I’m being a little tongue in cheek there, and a high enough level of generality you can reduce any film to that sort of punch list, but there’s not really a sense of cause and effect here, or choices early in the film that motivate events that come later. Maybe that’s inevitable in a creature feature, where it’s the monsters who are making choices and the survivors have to react to them. Even so, too often Mimic plays like a bundle of random occurrences rather than a complete story.

The one exception to that rule is the central choice at the beginning of the film. When we meet our protagonist, Dr. Susan Tyler, she’s successfully stopped a pandemic affecting children throughout New York City by genetically engineering a bug that kills the cockroaches who were carrying the disease. It solves one grievous problem, but through the law of unintended consequences, creates the species of man-sized insects that threaten to literally consume humanity if gone unchecked.

There’s an interesting idea at play there. What happens when an emergency situation requires taking chances with unknown consequences, only to have to face those consequences down the line? Along the way, Mimic also flirts with notions of community and societal ambivalence, contrasting and comparing the way the bugs interact with one another versus the way the human “colony” operates. Our heroes only succeed when they cooperate and look out for one another, in contrast from a certain self-interested and callous “not my problem” attitude that otherwise permeates the city the film depicts.

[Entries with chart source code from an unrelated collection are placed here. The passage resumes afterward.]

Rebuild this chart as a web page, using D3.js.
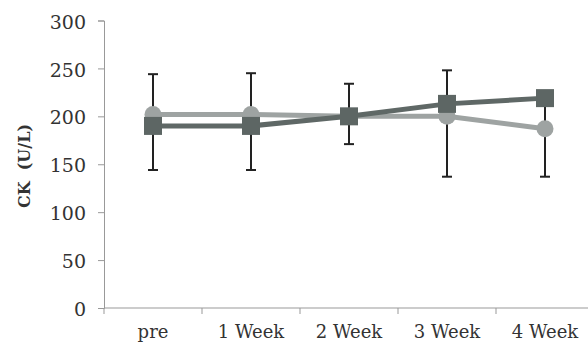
<!DOCTYPE html>
<html>
<head>
<meta charset="utf-8">
<script src="https://cdn.jsdelivr.net/npm/d3@7"></script>
<style>
  body { margin: 0; background: #fff; }
  text { font-family: "DejaVu Serif", "Liberation Serif", serif; fill: #333; }
</style>
</head>
<body>
<script>
var categories = ["pre", "1 Week", "2 Week", "3 Week", "4 Week"];
var circleValues = [202, 202, 200, 200, 187];
var squareValues = [190, 190, 200, 213, 219];
var errUpper = [244, 245, 234, 248, 219];
var errLower = [144, 144, 171, 137, 137];
var yTicks = [0, 50, 100, 150, 200, 250, 300];

var width = 588, height = 343;

var svg = d3.select("body").append("svg")
    .attr("width", width)
    .attr("height", height);

var x = d3.scaleBand()
    .domain(categories)
    .range([104, 594])
    .padding(0);

var y = d3.scaleLinear()
    .domain([0, 300])
    .range([308, 20.5]);

var cx = function(d, i){ return x(categories[i]) + x.bandwidth() / 2; };

// y axis
var yAxis = svg.append("g")
    .attr("transform", "translate(104,0)")
    .call(d3.axisLeft(y).tickValues(yTicks).tickSize(6).tickPadding(12));
yAxis.select(".domain").attr("stroke", "#999");
yAxis.selectAll(".tick line").attr("stroke", "#999");
yAxis.selectAll(".tick text")
    .style("font-size", "19px")
    .attr("dy", "0.4em");

// x axis with ticks on band edges
var xAxis = svg.append("g")
    .attr("transform", "translate(0,308)");
xAxis.append("line")
    .attr("x1", 104).attr("x2", 594)
    .attr("stroke", "#999");
xAxis.selectAll("line.tk")
    .data(categories)
    .enter().append("line")
    .attr("class", "tk")
    .attr("x1", function(d){ return x(d); })
    .attr("x2", function(d){ return x(d); })
    .attr("y1", 0).attr("y2", 6)
    .attr("stroke", "#999");
xAxis.selectAll("text")
    .data(categories)
    .enter().append("text")
    .attr("x", function(d){ return x(d) + x.bandwidth() / 2; })
    .attr("y", 30)
    .attr("text-anchor", "middle")
    .style("font-size", "18px")
    .text(function(d){ return d; });

// y label
svg.append("text")
    .attr("transform", "translate(30,166) rotate(-90)")
    .attr("text-anchor", "middle")
    .style("font-size", "16px")
    .style("font-weight", "bold")
    .style("white-space", "pre")
    .text("CK  (U/L)");

// error bars
var eb = svg.append("g").attr("stroke", "#222").attr("stroke-width", 2);
eb.selectAll("line.v")
    .data(errUpper)
    .enter().append("line")
    .attr("x1", cx).attr("x2", cx)
    .attr("y1", function(d){ return y(d); })
    .attr("y2", function(d, i){ return y(errLower[i]); });
eb.selectAll("line.top")
    .data(errUpper)
    .enter().append("line")
    .attr("x1", function(d, i){ return cx(d, i) - 5; })
    .attr("x2", function(d, i){ return cx(d, i) + 5; })
    .attr("y1", function(d){ return y(d); })
    .attr("y2", function(d){ return y(d); });
eb.selectAll("line.bot")
    .data(errLower)
    .enter().append("line")
    .attr("x1", function(d, i){ return cx(d, i) - 5; })
    .attr("x2", function(d, i){ return cx(d, i) + 5; })
    .attr("y1", function(d){ return y(d); })
    .attr("y2", function(d){ return y(d); });

var line = d3.line()
    .x(cx)
    .y(function(d){ return y(d); });

svg.append("path")
    .datum(circleValues)
    .attr("d", line)
    .attr("fill", "none")
    .attr("stroke", "#9ea3a2")
    .attr("stroke-width", 5);

svg.append("path")
    .datum(squareValues)
    .attr("d", line)
    .attr("fill", "none")
    .attr("stroke", "#5f6866")
    .attr("stroke-width", 5);

svg.selectAll("circle.pt")
    .data(circleValues)
    .enter().append("circle")
    .attr("class", "pt")
    .attr("cx", cx)
    .attr("cy", function(d){ return y(d); })
    .attr("r", 8.5)
    .attr("fill", "#9ea3a2");

svg.selectAll("rect.pt")
    .data(squareValues)
    .enter().append("rect")
    .attr("class", "pt")
    .attr("x", function(d, i){ return cx(d, i) - 9; })
    .attr("y", function(d){ return y(d) - 9; })
    .attr("width", 18)
    .attr("height", 18)
    .attr("fill", "#5d6664");
</script>
</body>
</html>
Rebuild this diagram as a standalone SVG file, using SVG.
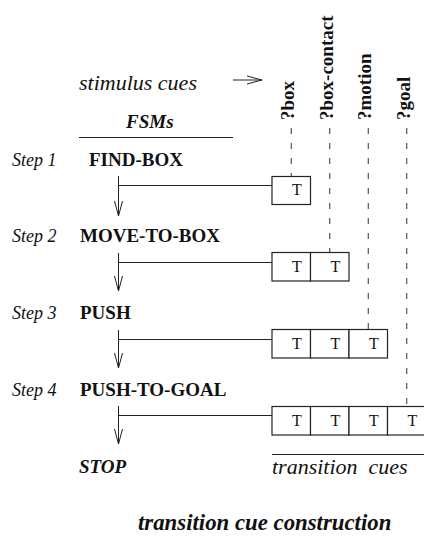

Unfortunately, these suffer as undeveloped ideas under a waterfall of generic nineties action beats. Mimic has the requisite number of gruesome kills, and shadowy shots of scary critters emerging out of the dark, and scientists who apparently have better train-dodging reflexes that flitting, multi-limbed superbugs. But it doesn’t have much beyond that. It’s a surface-level film, packing too many random threads that go untied and too many random characters who serve no purpose into an ungainly, albeit standard issue dose of studio horror.

That’s not what I hope for when I cue up a film directed and co-written by Guillermo del Toro. There’s not the kind of lived-in relationships, believable emotions, and almost transgressive appreciation for the bizarre and unusual here. In moments, you can see wisps of those things, in the relationship between the shoe-shiner and his young ward, or Leonard’s reactions to the insane happenings around him, or the combined terror and appreciation the scientists have for bugs which have evolved to copy the human form within a twisted biological funhouse mirror.

But so many of these elements are rendered inert by the standard coat of studio paint applied to anything and everything. If I didn’t know going in, I would be almost shocked to learn that this was a del Toro picture, since it plays like the work of a long-suffering studio hired hand. At times, you can see pieces of the incomparable director’s signature style, but too often they’re buried within the expectations for a Miramax picture meant for general audiences. Give me more of the strange and the human, and less of the standard and expected. Thankfully, in the years following Mimic, del Toro would.